Additionally, Fona is one of the leaders of the Education Club. Her interest in the education sector runs deep. She is so dedicated to this industry that she’s taking an urban education class that is based out of NYC and requires her to commute back and forth every week. While she has spent most of her post-secondary education in the United States, she was raised in the primary and secondary educational systems in Nigeria and these cross-cultural experiences have provided her with a unique insight into improving education in Africa.
Fona was also chosen to serve as a teaching assistant for a Yale SOM International Experience course that travels to South Africa. The central theme of the course is entrepreneurship and involves projects with local entrepreneurs.
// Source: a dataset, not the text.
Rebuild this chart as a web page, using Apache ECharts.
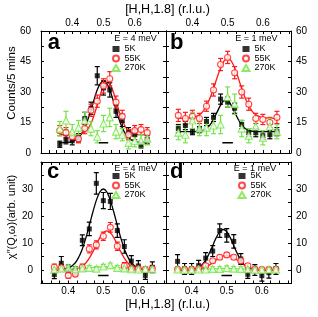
<!DOCTYPE html>
<html><head><meta charset="utf-8">
<script src="https://cdn.jsdelivr.net/npm/echarts@6/dist/echarts.min.js"></script>
<style>html,body{margin:0;padding:0;background:#fff}#c{width:318px;height:317px}</style>
</head><body><div id="c"></div>
<script>
// ---------- data ----------
const H = [0.36,0.38,0.40,0.42,0.44,0.46,0.48,0.50,0.52,0.54,0.56,0.58,0.60,0.62,0.64];
const curveH = [0.36,0.40,0.42,0.43,0.44,0.45,0.46,0.47,0.48,0.49,0.50,0.51,0.52,0.53,0.54,0.55,0.56,0.57,0.58,0.60,0.64];

// panel a : E = 4 meV, counts
const a5K = [4.3,6.5,6,7.5,17,22,38,32,31,20.5,16,10,9,4,6.5];
const a5Kerr = [1.5,2,2,2,3,3,4.5,3.5,3.5,3,3,2.5,2.5,1.5,2];
const a55K = [11,10,8,7,12,21,25.5,33,36.5,25,18,9,11,11.5,10];
const a55Kerr = [2.5,2.5,2,2,2.5,3,3,3.5,3.5,3,3,2.5,2.5,2.5,2.5];
const a270K = [12,16,10.5,12.5,16,12,8,14.5,17.5,10.5,9,5,6,6,7];
const a270Kerr = [3.5,4.5,3.5,3.5,4,3.5,3,4,4.5,3.5,3,3,3,3,3];
const aFit5K = [5.0,5.6,7.5,9.5,12.4,16.4,21.3,26.4,31.1,34.3,35.5,34.3,31.1,26.4,21.3,16.4,12.4,9.5,7.5,5.6,5.0];
const aFit55K = [9,9,9.2,9.6,10.4,11.9,14.6,18.6,23.6,28.8,33.0,35.0,34.1,30.7,25.7,20.5,16.1,12.9,10.9,9.3,9];

// panel b : E = 1 meV, counts
const b5K = [12,13.5,10.5,11.5,15.5,17.5,26.5,25,22,14,10,10,8.5,9,10.5];
const b5Kerr = [2,2,1.5,1.5,2,2,2.5,2.5,2.5,2,2,2,2,2,2];
const b55K = [18.5,17,18,17,23,31,43.5,47,39.5,30,24,17,16.5,15,17.5];
const b55Kerr = [3,3,3,2.5,2.5,3,3,3,3,3,3,2.5,2.5,2.5,3];
const b270K = [10,9,16,12,12.5,13.5,14,27.5,24,12,8.5,13,7.5,13,10.5];
const b270Kerr = [3.5,4,4,3.5,4,4,4.5,5,5,4,3.5,4,3.5,4,3.5];
const bFit5K = [10.5,10.5,10.7,11.1,12.0,13.8,16.6,20.1,23.5,25.7,25.7,23.5,20.1,16.6,13.8,12.0,11.1,10.7,10.5,10.5,10.5];
const bFit55K = [17,17.4,18.8,20.5,23.2,27.0,31.75,37.0,41.8,45.3,46.5,45.3,41.8,37.0,31.75,27.0,23.2,20.5,18.8,17.4,17];

// panel c : E = 4 meV, chi''
const c5K = [-1.7,2.5,0.3,-0.3,11,15.2,32.1,25.7,25.4,14.6,8.7,3.3,1.5,-2,1];
const c5Kerr = [1.5,2.5,1.5,1.5,2,2.5,4,3,3,2.5,2.5,2,2,1.5,2];
const c55K = [1,0.8,-2,-1.5,1,7.8,9.3,12.5,15.8,8.8,1.5,0.5,0.5,0.2,0.5];
const c55Kerr = [1.2,1.2,1,1,1.2,1.5,1.5,1.5,1.8,1.5,1.2,1,1,1,1];
const c270K = [0.2,0.5,0.8,0.3,0.6,0.8,0.5,1.3,1.8,0.8,0.6,0.3,0.2,0.4,0.3];
const c270Kerr = [0.8,0.8,0.8,0.8,0.8,0.8,0.8,0.8,0.8,0.8,0.8,0.8,0.8,0.8,0.8];
const cFit5K = [0,0.7,2.7,4.8,7.8,11.8,16.5,21.4,25.8,28.9,30,28.9,25.8,21.4,16.5,11.8,7.8,4.8,2.7,0.7,0];
const cFit55K = [0,0,0.3,0.7,1.4,2.6,4.4,6.7,9.4,12.0,13.8,14.5,13.8,12.0,9.4,6.7,4.4,2.6,1.4,0.3,0];
const cFit270K = [0.2,0.3,0.4,0.5,0.6,0.7,0.8,0.9,1.0,1.1,1.2,1.2,1.1,1.0,0.9,0.8,0.7,0.6,0.5,0.4,0.3];

// panel d : E = 1 meV, chi''
const d5K = [3.2,0.4,0.4,1.6,4.4,7,14.6,12.8,10.6,4.1,-1.6,0,-2.1,-1,0.4];
const d5Kerr = [2.5,2,2,2,2,2,2.5,2.5,2.5,2,1.5,2,2,2,2];
const d55K = [0.3,0.2,0.2,0.5,1.6,3.4,4.7,5.6,4.7,3.4,1.6,0.3,0.2,0.1,0.3];
const d55Kerr = [0.8,0.8,0.8,0.8,0.8,0.8,0.8,0.8,0.8,0.8,0.8,0.8,0.8,0.8,0.8];
const d270K = [0.2,0,0.1,0.2,0.2,0.4,0.4,0.7,0.5,0.4,0.3,0.1,0.1,0.2,0.2];
const d270Kerr = [0.8,0.8,0.8,0.8,0.8,0.8,0.8,0.8,0.8,0.8,0.8,0.8,0.8,0.8,0.8];
const dFit5K = [0,0.15,0.9,2.0,3.7,6.1,9.0,12.0,14.2,15,14.2,12.0,9.0,6.1,3.7,2.0,0.9,0.4,0.15,0,0];
const dFit55K = [0,0,0.34,0.65,1.1,1.8,2.7,3.7,4.5,5.2,5.4,5.2,4.5,3.7,2.7,1.8,1.1,0.65,0.34,0.07,0];
const dFit270K = [0.1,0.15,0.2,0.25,0.3,0.35,0.4,0.45,0.5,0.55,0.6,0.55,0.5,0.45,0.4,0.35,0.3,0.25,0.2,0.15,0.1];

// resolution bars
const resH = [0.485,0.515];
const resTop = 5;
const resBottom = -2;

// ticks and labels
const xLabelVals = [0.4,0.5,0.6];
const xTickVals = [0.3,0.325,0.35,0.375,0.4,0.425,0.45,0.475,0.5,0.525,0.55,0.575,0.6,0.625,0.65,0.675,0.7];
const yTopLabels = [0,15,30,45,60];
const yTopTicks = [0,7.5,15,22.5,30,37.5,45,52.5,60];
const yBotLabels = [0,10,20,30];
const yBotTicks = [-5,0,5,10,15,20,25,30,35,40];
const seriesNames = ['5K','55K','270K'];
const energyLabels = ['E = 4 meV','E = 1 meV','E = 4 meV','E = 1 meV'];
const panelLetters = ['a','b','c','d'];
const xTitle = '[H,H,1.8] (r.l.u.)';
const yTitleTop = 'Counts/5 mins';
const yTitleBot = 'χ″(Q,ω)(arb. unit)';

// ---------- chart ----------
const FONT = 'Liberation Sans, Arial, Helvetica, sans-serif';
const BLACK = '#000', RED = '#ff1a1a', GREEN = '#72e444';

const panels = [
  {grid:{left:41, top:31, width:125, height:122}, xMin:0.3, xMax:0.7, yMin:0, yMax:60, yL:yTopLabels, yT:yTopTicks,
   xLab:'top', yLab:'left', pts:[a5K,a55K,a270K], errs:[a5Kerr,a55Kerr,a270Kerr], fits:[aFit5K,aFit55K,null], res:resTop},
  {grid:{left:166, top:31, width:125, height:122}, xMin:0.325, xMax:0.68, yMin:0, yMax:60, yL:yTopLabels, yT:yTopTicks,
   xLab:'top', yLab:'right', pts:[b5K,b55K,b270K], errs:[b5Kerr,b55Kerr,b270Kerr], fits:[bFit5K,bFit55K,null], res:resTop},
  {grid:{left:41, top:162, width:125, height:121.5}, xMin:0.322, xMax:0.679, yMin:-5, yMax:40, yL:yBotLabels, yT:yBotTicks,
   xLab:'bottom', yLab:'left', pts:[c5K,c55K,c270K], errs:[c5Kerr,c55Kerr,c270Kerr], fits:[cFit5K,cFit55K,cFit270K], res:resBottom},
  {grid:{left:166, top:162, width:125, height:121.5}, xMin:0.327, xMax:0.683, yMin:-5, yMax:40, yL:yBotLabels, yT:yBotTicks,
   xLab:'bottom', yLab:'right', pts:[d5K,d55K,d270K], errs:[d5Kerr,d55Kerr,d270Kerr], fits:[dFit5K,dFit55K,dFit270K], res:resBottom}
];
const colors = [BLACK, RED, GREEN];
const symbols = ['rect','circle','triangle'];
const symSizes = [5,6,7];

const grids = [], xAxes = [], yAxes = [], series = [], legends = [], graphics = [];

panels.forEach((p, gi) => {
  grids.push(Object.assign({containLabel:false}, p.grid));
  ['bottom','top'].forEach(pos => {
    xAxes.push({
      type:'value', gridIndex:gi, position:pos, min:p.xMin, max:p.xMax,
      axisLine:{show:true, onZero:false, lineStyle:{color:BLACK, width:1}},
      axisTick:{show:true, inside:true, length:3, customValues:xTickVals.filter(v=>v>=p.xMin-1e-9 && v<=p.xMax+1e-9), lineStyle:{color:BLACK, width:1}},
      splitLine:{show:false},
      axisLabel:{show: pos===p.xLab, customValues:xLabelVals, formatter:v=>v.toFixed(1), fontSize:10, color:BLACK, fontFamily:FONT, margin:3}
    });
  });
  ['left','right'].forEach(pos => {
    yAxes.push({
      type:'value', gridIndex:gi, position:pos, min:p.yMin, max:p.yMax,
      axisLine:{show:true, onZero:false, lineStyle:{color:BLACK, width:1}},
      axisTick:{show:true, inside:true, length:3, customValues:p.yT, lineStyle:{color:BLACK, width:1}},
      splitLine:{show:false},
      axisLabel:{show: pos===p.yLab, customValues:p.yL, fontSize:10, color:BLACK, fontFamily:FONT, margin: pos==='left' ? (gi===0?10:8) : 5}
    });
  });
  const xi = 2*gi, yi = 2*gi;
  // fitted curves
  p.fits.forEach((f, k) => {
    if (!f) return;
    series.push({type:'line', xAxisIndex:xi, yAxisIndex:yi, data:curveH.map((x,i)=>[x,f[i]]),
      showSymbol:false, smooth:0.3, lineStyle:{color:colors[k], width:1.3}, z:1, silent:true});
  });
  // error bars
  p.pts.forEach((vals, k) => {
    const errs = p.errs[k], col = colors[k];
    series.push({type:'custom', xAxisIndex:xi, yAxisIndex:yi, z:2, silent:true, clip:true,
      data:H.map((x,i)=>[x, vals[i], errs[i]]), encode:{x:0, y:[1]},
      renderItem:(params, api) => {
        const x = api.value(0), y = api.value(1), e = api.value(2);
        const t = api.coord([x, y+e]), b = api.coord([x, y-e]);
        const w = 2.5, st = {stroke:col, lineWidth:1.2};
        return {type:'group', children:[
          {type:'line', shape:{x1:t[0], y1:t[1], x2:b[0], y2:b[1]}, style:st},
          {type:'line', shape:{x1:t[0]-w, y1:t[1], x2:t[0]+w, y2:t[1]}, style:st},
          {type:'line', shape:{x1:b[0]-w, y1:b[1], x2:b[0]+w, y2:b[1]}, style:st}
        ]};
      }});
  });
  // markers
  p.pts.forEach((vals, k) => {
    series.push({type:'scatter', name:seriesNames[k], xAxisIndex:xi, yAxisIndex:yi, z:3+k,
      data:H.map((x,i)=>[x, vals[i]]), symbol:symbols[k], symbolSize:symSizes[k],
      itemStyle: k===0 ? {color:BLACK} : {color:'#fff', borderColor:colors[k], borderWidth:1.1}});
  });
  // resolution bar
  series.push({type:'line', xAxisIndex:xi, yAxisIndex:yi, data:resH.map(x=>[x, p.res]),
    showSymbol:false, lineStyle:{color:BLACK, width:1.5}, z:2, silent:true});

  // legends
  const lx = [111.5, 241.5, 111.5, 237.5][gi];
  const ly = [44.5, 44.5, 171.5, 171.5][gi];
  legends.push({left:lx, top:ly, orient:'vertical', padding:0, itemGap:0.5, itemWidth:7, itemHeight:6,
    selectedMode:false, data:seriesNames,
    textStyle:{fontSize:9, color:BLACK, fontFamily:FONT, lineHeight:7.5}});
  // energy label and panel letter
  const ex = [135.5, 256.3, 135.5, 255][gi], ey = [38.5, 38.5, 169, 169][gi];
  graphics.push({type:'text', x:ex, y:ey, style:{text:energyLabels[gi], fontSize:9, fontFamily:FONT, fill:BLACK, align:'center', verticalAlign:'middle'}});
  const px = [53.8, 176.7, 53, 176.7][gi], py = [42.5, 42.5, 171.5, 171.5][gi];
  graphics.push({type:'text', x:px, y:py, style:{text:panelLetters[gi], fontSize:22, fontWeight:'bold', fontFamily:FONT, fill:BLACK, align:'center', verticalAlign:'middle'}});
});

graphics.push({type:'text', x:167.5, y:10, style:{text:xTitle, fontSize:12.5, fontFamily:FONT, fill:BLACK, align:'center', verticalAlign:'middle'}});
graphics.push({type:'text', x:167.5, y:304.3, style:{text:xTitle, fontSize:12.5, fontFamily:FONT, fill:BLACK, align:'center', verticalAlign:'middle'}});
graphics.push({type:'text', x:12, y:83, rotation:Math.PI/2, style:{text:yTitleTop, fontSize:11.5, fontFamily:FONT, fill:BLACK, align:'center', verticalAlign:'middle'}});
graphics.push({type:'text', x:12, y:217, rotation:Math.PI/2, style:{text:yTitleBot, fontSize:11, fontFamily:FONT, fill:BLACK, align:'center', verticalAlign:'middle'}});

const chart = echarts.init(document.getElementById('c'), null, {renderer:'canvas'});
chart.setOption({
  animation:false, backgroundColor:'#fff',
  grid:grids, xAxis:xAxes, yAxis:yAxes, series:series, legend:legends, graphic:graphics
});
</script></body></html>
Income inequality and the legacy of Apartheid as also explored on the trip. Fona’s efforts to assist in exposing our students to these important topics in today’s South Africa has been much appreciated by her classmates and faculty.
Lastly, Fona has also been an outstanding mentor to the classmates following her in the MBA and MAM programs. She served as an orientation leader working with the administration to assist in the delivery of the orientation programming. Fona’s stewardship of the programming set an outstanding example to the new students of leadership and dedication to the curricular, extra-curricular and extracurricular aspects of the MBA experience.
Fona is off to join Mckinsey. She chose to work at McKinsey post-graduation because of its thought leadership on societal issues on the continent, including education.”